## WHAT THIS TASK INVOLVES
Start with the line that contains "Write the Bokeh code for this chart." and end with the line that contains "from bokeh.resources import INLINE"; retype those lines and the ones between them exactly, without any pictures.

** BEGIN DATA EXTRACT **

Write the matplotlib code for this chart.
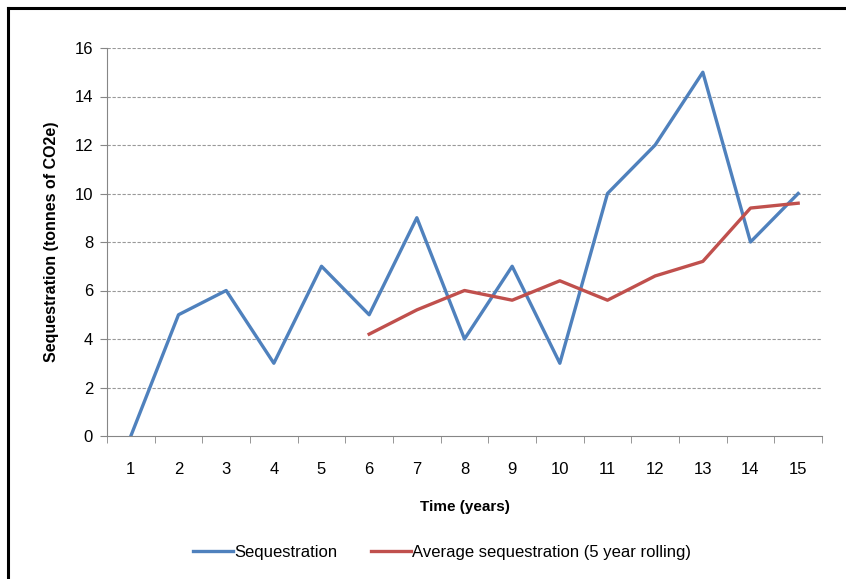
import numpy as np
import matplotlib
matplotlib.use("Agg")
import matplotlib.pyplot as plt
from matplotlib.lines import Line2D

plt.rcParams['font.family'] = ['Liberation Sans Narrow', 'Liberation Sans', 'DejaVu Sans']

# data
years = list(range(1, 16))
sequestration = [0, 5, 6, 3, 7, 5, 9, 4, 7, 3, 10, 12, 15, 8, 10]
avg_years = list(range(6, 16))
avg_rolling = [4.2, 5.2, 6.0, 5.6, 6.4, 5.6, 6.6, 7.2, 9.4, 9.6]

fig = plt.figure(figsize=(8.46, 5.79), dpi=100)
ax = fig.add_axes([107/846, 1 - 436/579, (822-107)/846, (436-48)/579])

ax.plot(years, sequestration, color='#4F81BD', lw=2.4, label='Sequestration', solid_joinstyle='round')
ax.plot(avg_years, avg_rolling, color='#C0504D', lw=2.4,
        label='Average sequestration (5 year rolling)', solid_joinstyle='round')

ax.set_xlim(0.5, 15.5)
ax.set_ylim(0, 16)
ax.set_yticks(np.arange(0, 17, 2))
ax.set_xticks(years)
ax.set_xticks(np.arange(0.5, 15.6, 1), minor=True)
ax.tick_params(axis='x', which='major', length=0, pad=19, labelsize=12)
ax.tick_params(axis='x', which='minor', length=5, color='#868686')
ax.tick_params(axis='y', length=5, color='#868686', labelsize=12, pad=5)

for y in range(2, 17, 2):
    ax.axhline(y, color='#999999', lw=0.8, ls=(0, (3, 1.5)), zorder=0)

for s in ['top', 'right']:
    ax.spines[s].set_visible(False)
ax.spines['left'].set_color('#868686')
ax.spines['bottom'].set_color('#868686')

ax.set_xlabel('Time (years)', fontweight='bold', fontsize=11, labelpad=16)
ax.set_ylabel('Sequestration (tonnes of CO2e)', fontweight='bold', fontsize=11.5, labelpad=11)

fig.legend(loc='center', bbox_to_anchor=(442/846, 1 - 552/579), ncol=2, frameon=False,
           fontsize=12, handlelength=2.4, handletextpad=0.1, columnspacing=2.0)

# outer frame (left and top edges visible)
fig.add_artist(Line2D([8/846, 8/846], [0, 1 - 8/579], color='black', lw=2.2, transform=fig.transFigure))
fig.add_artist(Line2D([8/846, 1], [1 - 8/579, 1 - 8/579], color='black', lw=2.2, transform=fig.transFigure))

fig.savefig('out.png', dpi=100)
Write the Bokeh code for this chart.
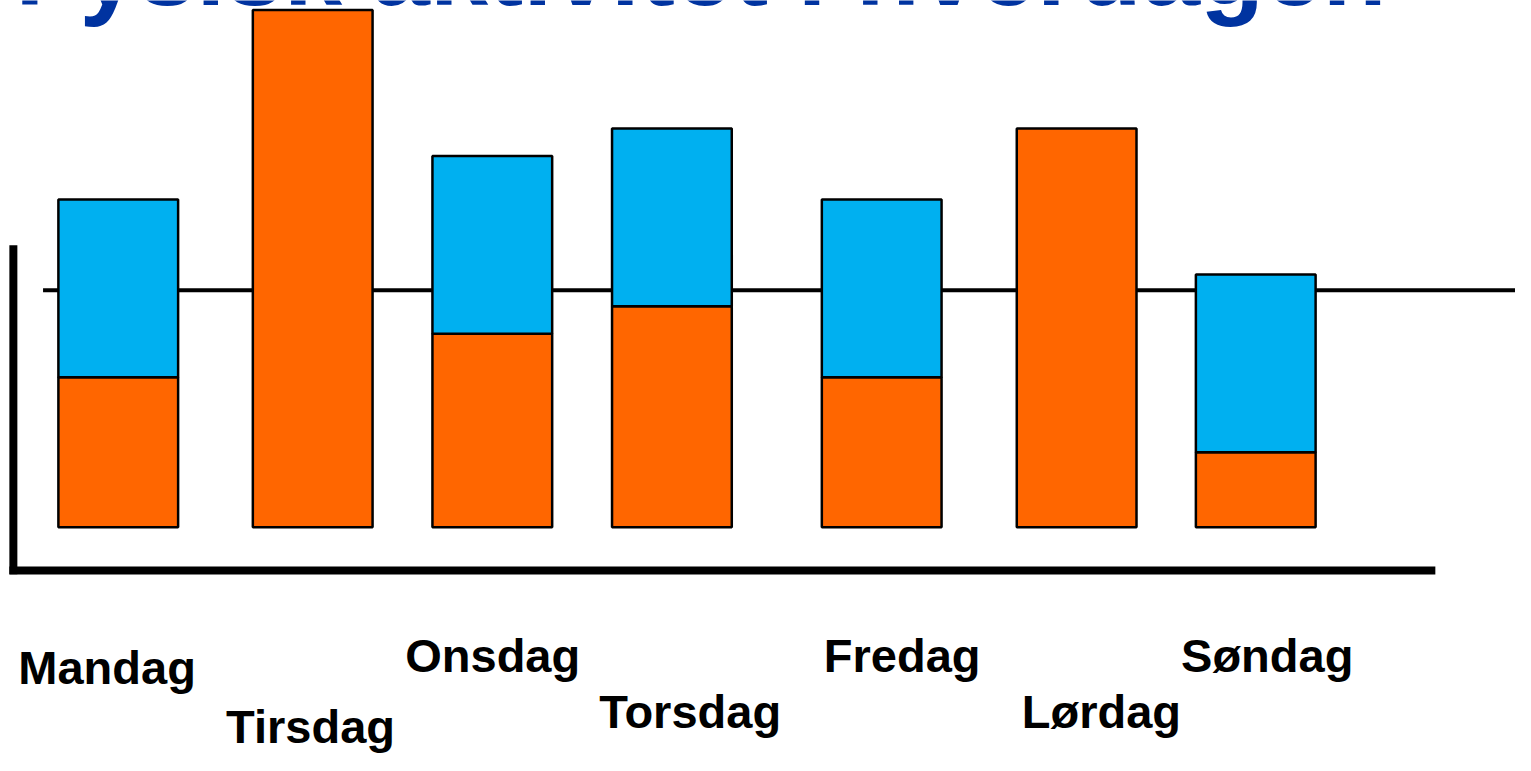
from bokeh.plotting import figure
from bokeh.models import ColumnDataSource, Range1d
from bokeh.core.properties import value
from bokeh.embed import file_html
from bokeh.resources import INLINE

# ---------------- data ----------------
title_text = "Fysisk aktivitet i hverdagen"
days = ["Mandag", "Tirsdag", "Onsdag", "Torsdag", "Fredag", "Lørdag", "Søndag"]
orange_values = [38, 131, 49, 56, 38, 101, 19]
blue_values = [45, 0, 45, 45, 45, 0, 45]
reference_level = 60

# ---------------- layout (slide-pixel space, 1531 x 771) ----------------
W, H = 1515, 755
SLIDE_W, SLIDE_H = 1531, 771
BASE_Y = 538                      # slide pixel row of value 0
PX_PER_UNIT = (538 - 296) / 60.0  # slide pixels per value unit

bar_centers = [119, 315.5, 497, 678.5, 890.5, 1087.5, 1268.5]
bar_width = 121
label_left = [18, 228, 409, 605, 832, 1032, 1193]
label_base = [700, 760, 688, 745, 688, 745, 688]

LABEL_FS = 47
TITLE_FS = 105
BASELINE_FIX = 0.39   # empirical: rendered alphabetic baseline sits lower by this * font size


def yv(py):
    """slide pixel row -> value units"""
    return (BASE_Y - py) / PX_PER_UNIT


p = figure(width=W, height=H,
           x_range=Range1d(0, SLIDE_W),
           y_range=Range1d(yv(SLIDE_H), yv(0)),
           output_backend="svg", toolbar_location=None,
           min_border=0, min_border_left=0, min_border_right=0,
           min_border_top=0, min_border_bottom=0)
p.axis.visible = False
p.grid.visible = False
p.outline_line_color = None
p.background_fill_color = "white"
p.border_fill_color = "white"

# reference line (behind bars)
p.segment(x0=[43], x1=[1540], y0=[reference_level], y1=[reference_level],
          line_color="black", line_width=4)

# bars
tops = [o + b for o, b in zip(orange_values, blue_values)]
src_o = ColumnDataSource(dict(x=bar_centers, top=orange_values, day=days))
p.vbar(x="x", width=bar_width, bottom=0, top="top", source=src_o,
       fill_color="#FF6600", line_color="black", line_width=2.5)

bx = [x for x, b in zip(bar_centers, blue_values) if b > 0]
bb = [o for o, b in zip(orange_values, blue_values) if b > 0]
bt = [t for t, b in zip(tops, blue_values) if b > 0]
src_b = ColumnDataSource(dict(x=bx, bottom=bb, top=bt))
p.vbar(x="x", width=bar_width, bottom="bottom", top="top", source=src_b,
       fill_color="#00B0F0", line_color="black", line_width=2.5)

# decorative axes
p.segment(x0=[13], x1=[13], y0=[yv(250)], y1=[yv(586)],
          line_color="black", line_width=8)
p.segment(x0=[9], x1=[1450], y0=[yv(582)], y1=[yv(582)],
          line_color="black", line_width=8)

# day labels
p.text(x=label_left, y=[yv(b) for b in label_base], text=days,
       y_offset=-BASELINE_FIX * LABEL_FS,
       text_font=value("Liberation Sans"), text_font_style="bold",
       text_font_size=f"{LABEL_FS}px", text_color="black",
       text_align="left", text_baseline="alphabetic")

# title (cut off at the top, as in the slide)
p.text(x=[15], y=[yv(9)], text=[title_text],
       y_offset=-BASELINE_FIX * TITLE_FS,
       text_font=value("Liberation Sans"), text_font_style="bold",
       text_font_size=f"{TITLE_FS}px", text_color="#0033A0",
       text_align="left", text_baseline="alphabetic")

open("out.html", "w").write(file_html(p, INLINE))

** END DATA EXTRACT **

## WRITTEN RESPONSE
Write the Bokeh code for this chart.
from bokeh.plotting import figure
from bokeh.models import ColumnDataSource, Range1d
from bokeh.core.properties import value
from bokeh.embed import file_html
from bokeh.resources import INLINE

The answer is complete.